L’Eglise a connu un terrible martyre au Japon, mais cela ne signifie pas pour autant que ce pays n’est pas fait pour accueillir l’Evangile. Endô a voulu nous montrer la difficulté de l’évangélisation de ce pays et les cas de consciences immenses qu’ont connus les missionnaires. 

La foi chrétienne n’est pas morte au pays du Soleil levant. Il y a encore des chrétiens. Pendant des siècles ils ont survécu en l’absence de tout contact avec l’Eglise. Ils se réunissaient secrètement pour prier, pour lire la Bible. Au XXème siècle des missionnaires français ont pu entrer dans l’Archipel. Ils ont retrouvés ces fidèles des catacombes et cela à donné de magnifiques témoignages. Lors du bombardement atomique de Nagasaki, des milliers de chrétiens sont morts. Les survivants se sont battus pour que cette ville pardonne aux américains. Nagasaki, par le biais notamment de Tadeshi Nagaï, figure chrétienne du Japon, est devenue une ville militante pour la paix. 

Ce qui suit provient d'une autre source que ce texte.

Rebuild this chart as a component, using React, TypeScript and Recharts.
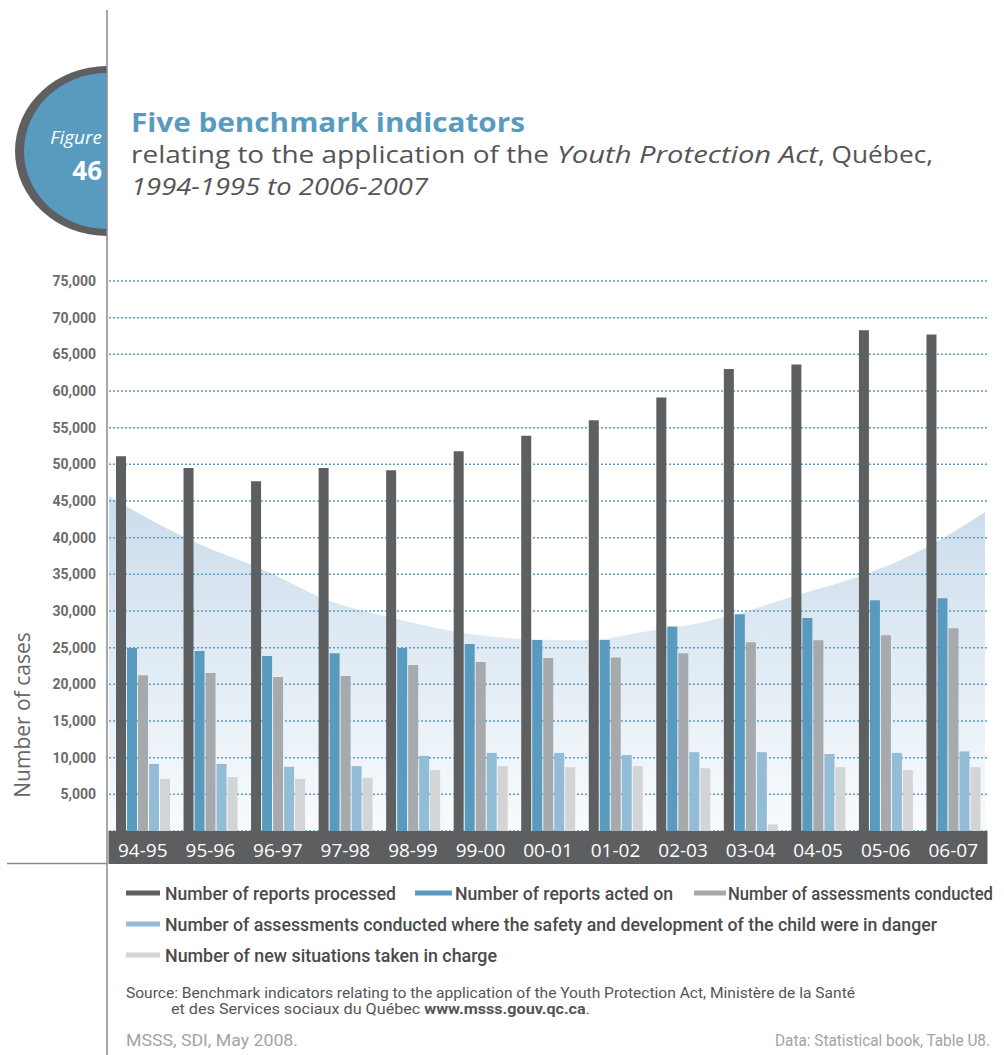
import React from 'react';
import { ComposedChart, Bar, Area, XAxis, YAxis, CartesianGrid } from 'recharts';

// seasons on the x axis
const seasons = ['94-95', '95-96', '96-97', '97-98', '98-99', '99-00', '00-01', '01-02', '02-03', '03-04', '04-05', '05-06', '06-07'];

// (number of cases)
const reportsProcessed = [51100, 49500, 47700, 49500, 49200, 51800, 53900, 56000, 59100, 63000, 63600, 68300, 67700];
const reportsActedOn = [24950, 24550, 23850, 24250, 24950, 25500, 26050, 26050, 27900, 29550, 29050, 31450, 31750];
const assessments = [21250, 21550, 21000, 21150, 22650, 23050, 23600, 23650, 24250, 25750, 26000, 26700, 27650];
const assessmentsDanger = [9150, 9150, 8750, 8850, 10250, 10650, 10650, 10350, 10750, 10750, 10500, 10650, 10850];
const newSituations = [7100, 7350, 7100, 7250, 8300, 8850, 8700, 8850, 8550, 900, 8700, 8300, 8700];

// decorative background swoosh (position in category units, height in cases)
const bgPos = [0, 1.29, 2.29, 3.29, 4.13, 5.11, 6.29, 7.03, 8.02, 8.76, 9.14, 10.13, 11.13, 11.73, 12.13, 12.97];
const bgTop = [45600, 39300, 35600, 31300, 29200, 27200, 26100, 26000, 27300, 28400, 29200, 32000, 34800, 37000, 38800, 43500];

const yTicks = [5000, 10000, 15000, 20000, 25000, 30000, 35000, 40000, 45000, 50000, 55000, 60000, 65000, 70000, 75000];

const series = [
  { key: 'processed', name: 'Number of reports processed', color: '#5e5f61' },
  { key: 'actedOn', name: 'Number of reports acted on', color: '#589bbf' },
  { key: 'assessed', name: 'Number of assessments conducted', color: '#a7aaad' },
  { key: 'danger', name: 'Number of assessments conducted where the safety and development of the child were in danger', color: '#93bcd6' },
  { key: 'newCases', name: 'Number of new situations taken in charge', color: '#d3d4d6' },
];

const chartData = seasons.map((season, i) => ({
  season,
  processed: reportsProcessed[i],
  actedOn: reportsActedOn[i],
  assessed: assessments[i],
  danger: assessmentsDanger[i],
  newCases: newSituations[i],
}));

const bgData = bgPos.map((pos, i) => ({ pos, top: bgTop[i] }));

const CHART_W = 1004;
const CHART_H = 870;
const MARGIN = { top: 281, right: 17, bottom: 6, left: 0 };
const Y_AXIS_W = 109;
const BAND_H = 33;
const bandW = (CHART_W - MARGIN.left - MARGIN.right - Y_AXIS_W) / seasons.length;

const sans = "'Open Sans', 'Noto Sans', sans-serif";
const narrow = "'Liberation Sans Narrow', 'Roboto', sans-serif";

const SeasonTick = ({ x, y, payload }: any) => (
  <g>
    <rect x={x - bandW / 2 - 0.5} y={y} width={bandW + 1} height={BAND_H} fill="#5d5e60" />
    <text x={x} y={y + 26} textAnchor="middle" fill="#ffffff" fontSize={19} fontFamily={sans}>
      {payload.value}
    </text>
  </g>
);

// legend layout: [series index, symbol x, symbol width, text x, row y, text width]
const legendItems = [
  [0, 126, 34, 165, 893, 231],
  [1, 415, 37, 455, 893, 218],
  [2, 694, 32, 728, 893, 265],
  [3, 126, 34, 165, 924, 772],
  [4, 126, 34, 165, 955, 332],
];

const Decorations: React.FC = () => (
  <svg width={CHART_W} height={1055} style={{ position: 'absolute', left: 0, top: 0 }}>
    <defs>
      <clipPath id="leftHalf">
        <rect x={0} y={0} width={107} height={300} />
      </clipPath>
    </defs>
    <g clipPath="url(#leftHalf)">
      <ellipse cx={107} cy={151} rx={92} ry={85} fill="#5e5f61" />
      <ellipse cx={107} cy={151} rx={83} ry={78} fill="#589bbf" />
    </g>
    <line x1={107} y1={10} x2={107} y2={1055} stroke="#8a8a8a" strokeWidth={1.5} />
    <line x1={7} y1={863.5} x2={107} y2={863.5} stroke="#8a8a8a" strokeWidth={1.5} />

    <text x={102} y={144} textAnchor="end" fill="#ffffff" fontSize={19} fontStyle="italic" fontFamily={sans}>Figure</text>
    <text x={102} y={180} textAnchor="end" fill="#ffffff" fontSize={26} fontWeight={700} fontFamily={sans}>46</text>

    <text x={131} y={132} fill="#589bbf" fontSize={27} fontWeight={700} fontFamily={sans} textLength={394} lengthAdjust="spacingAndGlyphs">
      Five benchmark indicators
    </text>
    <text x={131} y={163} fill="#555555" fontSize={23} fontFamily={sans} textLength={418} lengthAdjust="spacingAndGlyphs">
      relating to the application of the
    </text>
    <text x={557} y={163} fill="#555555" fontSize={23} fontStyle="italic" fontFamily={sans} textLength={261} lengthAdjust="spacingAndGlyphs">
      Youth Protection Act
    </text>
    <text x={818} y={163} fill="#555555" fontSize={23} fontFamily={sans} textLength={115} lengthAdjust="spacingAndGlyphs">
      , Québec,
    </text>
    <text x={131} y={195} fill="#555555" fontSize={23} fontStyle="italic" fontFamily={sans} textLength={297} lengthAdjust="spacingAndGlyphs">
      1994-1995 to 2006-2007
    </text>

    <text
      x={22}
      y={715}
      transform="rotate(-90, 22, 715)"
      textAnchor="middle"
      dominantBaseline="central"
      fill="#666666"
      fontSize={21}
      fontFamily={sans}
    >
      Number of cases
    </text>

    {legendItems.map(([idx, sx, sw, tx, ry, tw]) => (
      <g key={idx}>
        <rect x={sx} y={ry - 2.5} width={sw} height={5} fill={series[idx].color} />
        <text x={tx} y={ry + 7} fill="#4a4a4a" fontSize={idx === 2 ? 18 : 19} fontWeight={500} fontFamily={narrow} textLength={tw} lengthAdjust="spacingAndGlyphs">
          {series[idx].name}
        </text>
      </g>
    ))}

    <text x={126} y={998} fill="#555555" fontSize={14} fontFamily={narrow} textLength={729} lengthAdjust="spacingAndGlyphs">
      Source:  Benchmark indicators relating to the application of the Youth Protection Act, Ministère de la Santé
    </text>
    <text x={171} y={1014} fill="#555555" fontSize={14} fontFamily={narrow} textLength={419} lengthAdjust="spacingAndGlyphs">
      et des Services sociaux du Québec <tspan fontWeight={700}>www.msss.gouv.qc.ca</tspan>.
    </text>
    <text x={126} y={1046} fill="#a3a3a3" fontSize={16} fontFamily={narrow} textLength={172} lengthAdjust="spacingAndGlyphs">
      MSSS, SDI, May 2008.
    </text>
    <text x={990} y={1046} textAnchor="end" fill="#a3a3a3" fontSize={16} fontFamily={narrow} textLength={215} lengthAdjust="spacingAndGlyphs">
      Data: Statistical book, Table U8.
    </text>
  </svg>
);

const App: React.FC = () => {
  return (
    <div style={{ position: 'absolute', left: 0, top: 0, width: CHART_W, height: 1055, background: '#ffffff', overflow: 'hidden' }}>
      <Decorations />
      <div style={{ position: 'absolute', left: 0, top: 0 }}>
        <ComposedChart width={CHART_W} height={CHART_H} data={chartData} margin={MARGIN} barSize={10} barGap={1}>
          <defs>
            <linearGradient id="bgFill" x1="0" y1="0" x2="0" y2="1">
              <stop offset="0%" stopColor="#cbdcec" />
              <stop offset="100%" stopColor="#f8fbfd" />
            </linearGradient>
          </defs>
          <XAxis xAxisId="cat" dataKey="season" interval={0} axisLine={false} tickLine={false} tickSize={0} tickMargin={0} height={BAND_H} tick={<SeasonTick />} />
          <XAxis xAxisId="num" type="number" dataKey="pos" domain={[0, 13]} allowDataOverflow hide />
          <YAxis
            domain={[0, 75000]}
            ticks={yTicks}
            interval={0}
            width={Y_AXIS_W}
            axisLine={false}
            tickLine={false}
            tickSize={0}
            tickMargin={13}
            tickFormatter={(v: number) => v.toLocaleString('en-US')}
            tick={{ fill: '#6b6b6b', fontSize: 14, fontWeight: 700, fontFamily: 'Roboto, sans-serif' }}
          />
          <Area
            xAxisId="num"
            data={bgData}
            dataKey="top"
            type="monotone"
            stroke="none"
            fill="url(#bgFill)"
            fillOpacity={1}
            dot={false}
            activeDot={false}
            isAnimationActive={false}
            zIndex={-150}
          />
          <CartesianGrid vertical={false} stroke="#5b9dc6" strokeWidth={1.5} strokeDasharray="2 2" xAxisId="cat" />
          {series.map((s) => (
            <Bar key={s.key} xAxisId="cat" dataKey={s.key} name={s.name} fill={s.color} isAnimationActive={false} />
          ))}
        </ComposedChart>
      </div>
    </div>
  );
};

export default App;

Non, le Japon n’est pas un marécage. L’arbre de l’Evangile n’a pas pourri dans les terres humides. Il a juste été atrocement déraciné par les maîtres du pays. Quelques graines ont subsisté et un petit arbre est là, bien vivant. 

Espérons que Martin Scorsese mette son talent au service de l’intuition de Shûsaku Endô. A moins qu’il ne se concentre que sur la nuit de la foi que traverse le héros… 

De grands acteurs seront au rendez-vous : Daniel Day-Lewis est pressenti pour jouer Ferreira, Benicio Del Toro pour Rodrigues, Gael Garcia Bernal pour Garrpe. Il est actuellement en pré-production et devrait sortir courant 2013.